His willingness to shoot the puck should be intriguing to the Canadian coaching staff as they make their selections for the upcoming tournament.

Nicolas Roy (Chicoutimi Saguenéens, QMJHL)

Selected in the fourth round of the 2015 NHL Draft by the Carolina Hurricanes, Roy is a big centre that should add some grit to the selection camp for Team Canada. Like many, this would be his first under-20 World Junior tournament.

With 15 goals and 33 points so far this season in just 20 games, Roy is a prototypical power forward. In his first year as the captain of Chicoutimi, Roy has collected 214 points (95g-119a) in 214 games during his stint with the QMJHL franchise.

A solid force on the ice, Roy shouldn’t be overlooked when it comes to his skill as well. He’ll be a player that the selection committee will have a tough time getting rid of if they decide to cut him.

Zach Senyshyn (Sault Ste. Marie Greyhounds, OHL)

A first-round pick of the Boston Bruins in 2015, Senyshyn has an eye for offensive position and could open up the game for Canada if he can crack the roster. Another leader among the invitees (wearing an ‘A’ in Sault Ste. Marie) Senyshyn is in his third full season with his OHL club.

Over that time, the 19-year-old Ottawa native has recorded 129 points (81g-48a) in 156 regular season games. After recording a career-high 65 points (45g-20a) in 66 games last season, Senyshyn has 17 points (9g-8a) in 20 games this year.

Blake Speers (Sault Ste. Marie Greyhounds, OHL)

Like Senyshyn, teammate Blake Speers was drafted in 2015. Speers, however, was a third round choice of the New Jersey Devils. In his second year as captain of the Greyhounds, Speers has had a chance to play three games with the NHL’s Devils – recording zero points thus far.
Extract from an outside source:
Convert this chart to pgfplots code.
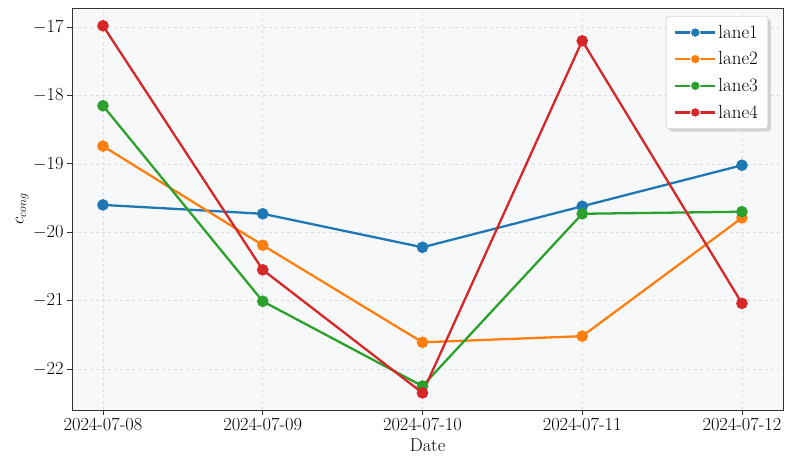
\documentclass[border=0pt]{standalone}
\usepackage{fontspec}
\usepackage{pgfplots}
\pgfplotsset{compat=1.18}
\usetikzlibrary{shadows}
\definecolor{c1}{HTML}{1F77B4}
\definecolor{c2}{HTML}{FF7F0E}
\definecolor{c3}{HTML}{2CA02C}
\definecolor{c4}{HTML}{D62728}
\definecolor{bg}{HTML}{F7F8FA}
\definecolor{gridc}{HTML}{DDDDDD}
\definecolor{axc}{HTML}{333333}
\begin{document}
\begin{tikzpicture}
\begin{axis}[
  name=ax,
  scale only axis,
  width=711bp, height=402bp,
  xmin=-0.194, xmax=4.257,
  ymin=-22.60, ymax=-16.72,
  axis background/.style={fill=bg},
  axis line style={axc, line width=0.9pt},
  xtick={0,1,2,3,4},
  xticklabels={2024-07-08,2024-07-09,2024-07-10,2024-07-11,2024-07-12},
  ytick={-22,-21,-20,-19,-18,-17},
  yticklabels={$-$22,$-$21,$-$20,$-$19,$-$18,$-$17},
  tick align=outside,
  tick pos=left,
  major tick length=5bp,
  tick style={axc, line width=0.8pt},
  grid=major,
  grid style={gridc, dashed, line width=0.5pt},
  ticklabel style={font=\fontsize{18.5}{21}\selectfont},
  label style={font=\fontsize{18.5}{21}\selectfont},
  xlabel={Date},
  ylabel={$c_{cong}$},
  xlabel style={yshift=-1bp},
  ylabel style={yshift=-2bp},
  legend style={at={(0.979,0.98)}, anchor=north east, font=\fontsize{19}{21}\selectfont,
    draw=gray!50, fill=white, rounded corners=3pt, drop shadow={shadow xshift=3bp, shadow yshift=-3bp, fill=gray!60},
    row sep=8bp, inner xsep=8bp, inner ysep=7bp,
    /tikz/every even column/.append style={column sep=9bp}},
  legend cell align=left,
  legend image code/.code={
    \pgfsetlinewidth{2.3pt}
    \pgfpathmoveto{\pgfqpoint{0bp}{0bp}}\pgfpathlineto{\pgfqpoint{40bp}{0bp}}\pgfusepath{stroke}
    \pgfsetstrokecolor{white}\pgfsetlinewidth{0.9pt}
    \pgfpathcircle{\pgfqpoint{20bp}{0bp}}{4.8bp}\pgfusepath{fill,stroke}
  },
  every axis plot/.append style={line width=2.3pt, mark=*, mark size=4.6bp, mark options={draw=white, line width=0.9pt}},
]
\addplot[c1, mark options={fill=c1}] coordinates {(0,-19.60) (1,-19.73) (2,-20.22) (3,-19.62) (4,-19.02)};
\addlegendentry{lane1}
\addplot[c2, mark options={fill=c2}] coordinates {(0,-18.74) (1,-20.19) (2,-21.61) (3,-21.52) (4,-19.79)};
\addlegendentry{lane2}
\addplot[c3, mark options={fill=c3}] coordinates {(0,-18.15) (1,-21.01) (2,-22.25) (3,-19.73) (4,-19.70)};
\addlegendentry{lane3}
\addplot[c4, mark options={fill=c4}] coordinates {(0,-16.98) (1,-20.55) (2,-22.35) (3,-17.20) (4,-21.04)};
\addlegendentry{lane4}
\end{axis}
\path[use as bounding box] ([shift={(-72bp,-59bp)}]ax.south west) rectangle ([shift={(10bp,8bp)}]ax.north east);
\end{tikzpicture}
\end{document}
Like many on this list, Speers hasn’t played for the under-20 team in the past. Yet he remains a valid option this season coming off a 74-point campaign in 2015-16 with Sault Ste. Marie. In his OHL career, Speers is averaging nearly a point per game. He has 181 points (69g-112a) in 188 games and is a viable option as a playmaking centre or winger for Canada moving forward.

Sam Steel (Regina Pats, WHL)

The leading scorer in the WHL right now, Sam Steel is a first-round pick of the Anaheim Ducks in 2016. After 70 points in 2015-16, Steel has taken his league by storm this year already notching 41 points (17g-24a) in just 19 games for the Regina franchise.
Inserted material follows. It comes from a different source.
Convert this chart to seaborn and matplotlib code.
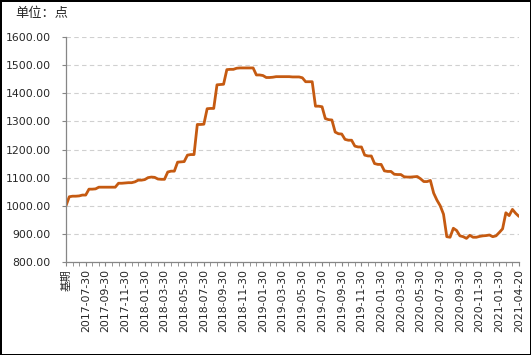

He has 165 points (57g-108a) in just 157 career games in the WHL and continues to push his name of the prospect depth chart for the NHL’s Ducks. Another centre, he could be in tough at Canada’s selection camp, but should be considered a good option down the middle for a team that will be looking for big-game players to help them to a gold medal at home this year.

Mitchell Stephens (Saginaw Spirit, OHL)

One of many Tampa Bay Lightning selections, Stephens is a returning invitee for the under-20 Canadian team. He played in five games during last year’s tournament recording a goal and an assist.
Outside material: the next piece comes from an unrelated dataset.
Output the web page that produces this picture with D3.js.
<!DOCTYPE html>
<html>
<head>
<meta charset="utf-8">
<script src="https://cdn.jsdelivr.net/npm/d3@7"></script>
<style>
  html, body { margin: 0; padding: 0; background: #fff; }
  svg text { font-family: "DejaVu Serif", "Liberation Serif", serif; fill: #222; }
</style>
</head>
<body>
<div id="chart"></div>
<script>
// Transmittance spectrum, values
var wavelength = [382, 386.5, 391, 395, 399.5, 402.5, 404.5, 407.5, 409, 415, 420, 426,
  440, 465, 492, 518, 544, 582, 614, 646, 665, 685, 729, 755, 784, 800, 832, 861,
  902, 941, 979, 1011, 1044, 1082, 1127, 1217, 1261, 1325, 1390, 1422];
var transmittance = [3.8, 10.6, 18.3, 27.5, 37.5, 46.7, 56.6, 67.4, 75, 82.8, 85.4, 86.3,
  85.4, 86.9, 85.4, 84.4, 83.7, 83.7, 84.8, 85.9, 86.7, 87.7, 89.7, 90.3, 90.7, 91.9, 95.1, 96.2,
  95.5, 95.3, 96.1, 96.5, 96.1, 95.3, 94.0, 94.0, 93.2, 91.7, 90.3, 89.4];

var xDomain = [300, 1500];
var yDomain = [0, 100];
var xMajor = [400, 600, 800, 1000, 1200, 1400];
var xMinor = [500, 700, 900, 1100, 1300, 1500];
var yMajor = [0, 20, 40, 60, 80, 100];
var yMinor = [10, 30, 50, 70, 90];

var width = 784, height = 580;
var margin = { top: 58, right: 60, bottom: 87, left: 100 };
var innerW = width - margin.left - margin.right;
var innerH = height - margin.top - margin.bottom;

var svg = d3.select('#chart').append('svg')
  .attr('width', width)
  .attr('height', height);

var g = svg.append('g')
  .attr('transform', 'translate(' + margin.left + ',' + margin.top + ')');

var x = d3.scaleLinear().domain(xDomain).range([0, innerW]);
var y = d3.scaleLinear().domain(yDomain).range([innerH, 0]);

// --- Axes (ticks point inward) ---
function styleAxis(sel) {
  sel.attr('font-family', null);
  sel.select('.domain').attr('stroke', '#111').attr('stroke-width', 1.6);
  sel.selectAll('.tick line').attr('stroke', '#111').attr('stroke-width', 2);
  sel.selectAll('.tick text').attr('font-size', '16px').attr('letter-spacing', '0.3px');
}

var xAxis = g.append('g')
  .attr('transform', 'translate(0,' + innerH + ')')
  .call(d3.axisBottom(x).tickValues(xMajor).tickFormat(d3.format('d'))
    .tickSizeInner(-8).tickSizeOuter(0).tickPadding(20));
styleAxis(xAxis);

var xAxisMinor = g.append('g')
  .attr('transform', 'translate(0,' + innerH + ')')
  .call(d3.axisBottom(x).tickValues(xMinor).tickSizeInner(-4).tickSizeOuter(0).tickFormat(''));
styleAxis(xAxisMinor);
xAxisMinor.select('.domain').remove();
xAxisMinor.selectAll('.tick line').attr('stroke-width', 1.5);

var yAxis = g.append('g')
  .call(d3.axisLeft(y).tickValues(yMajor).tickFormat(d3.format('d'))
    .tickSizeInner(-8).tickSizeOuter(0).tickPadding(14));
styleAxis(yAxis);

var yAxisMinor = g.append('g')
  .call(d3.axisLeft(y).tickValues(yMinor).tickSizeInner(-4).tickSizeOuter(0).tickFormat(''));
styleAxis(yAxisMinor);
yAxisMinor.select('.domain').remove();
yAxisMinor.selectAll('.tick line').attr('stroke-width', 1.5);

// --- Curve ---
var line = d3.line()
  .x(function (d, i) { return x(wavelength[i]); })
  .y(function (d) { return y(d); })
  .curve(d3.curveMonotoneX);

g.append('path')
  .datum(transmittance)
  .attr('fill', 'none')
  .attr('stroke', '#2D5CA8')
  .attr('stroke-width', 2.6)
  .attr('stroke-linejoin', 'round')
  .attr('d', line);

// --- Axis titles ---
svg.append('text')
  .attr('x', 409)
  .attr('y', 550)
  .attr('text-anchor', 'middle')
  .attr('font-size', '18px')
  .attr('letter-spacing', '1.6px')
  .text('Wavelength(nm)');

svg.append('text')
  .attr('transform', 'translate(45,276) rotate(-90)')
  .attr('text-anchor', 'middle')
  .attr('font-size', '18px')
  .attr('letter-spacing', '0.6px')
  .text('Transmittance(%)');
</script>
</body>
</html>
Now, the captain of the OHL’s Saginaw Spirit, Stephens could play a veteran role on a team that doesn’t have a large number of returning forwards. So far this season, he’s off to a good start with Saginaw recording 25 points (10g-15a) in 20 games.

Dylan Strome, Arizona Coyotes
With a little NHL experience, Dylan Strome can add a strong presence to Team Canada’s lineup. (Matt Kartozian-USA TODAY Sports)

On top of that, he does bring a little extra experience to the table having had the opportunity to join the AHL’s Syracuse Crunch to close out last season. He scored a goal in five games for the Lightning’s affiliate before returning to junior this season.

Dylan Strome (Erie Otters, OHL)

Having just been sent back to junior by the Arizona Coyotes, Dylan Strome is the perfect candidate to make Canada’s team again as he surely feels like he’s got something to prove. He recorded just one assist in seven games for the Coyotes, but has 10 points (2g-8a) in just three games since returning to the Otters.

Strome is coming off consecutive 100-point seasons with 129 (45g-84a) in 2014-15 and 111 (37g-74a) in 2015-16. He was also part of the under-20 World Junior tournament where he scored six points (4g-2a) for Canada in five games.

His experience and pure skill should make him a lock to crack Canada’s roster again this year with his determination to prove himself an added bonus for a team that surely cannot miss out on the medal standings for another year.

Austin Wagner (Regina Pats, WHL)

A fourth-round pick of the Los Angeles Kings in 2015, Wagner is likely one of the lesser known forwards invited to camp. A member of the Regina Pats for the past four seasons, Wagner’s collected 122 points (60g-62a) in 192 regular season games in the WHL.

This will be his first tournament if he’s able to don the red and white for his country and with 19 points (11g-8a) so far in 18 games this season, he could be a player that flies under the radar for most people following the selection process.

However, his size and skill should be of interest to Canada’s coaching staff as he’s a player that can use his creativeness to open up space in the offensive zone.

While all of these players won’t make Canada’s cuts, it’s good to know who could be representing the country when the tournament opens up on Boxing Day. If for no other reason, this will give hockey fans a chance to get to know some of hockey’s next generation. That being said, we’ll look to introduce you to Canada’s defensive invitees in the coming days.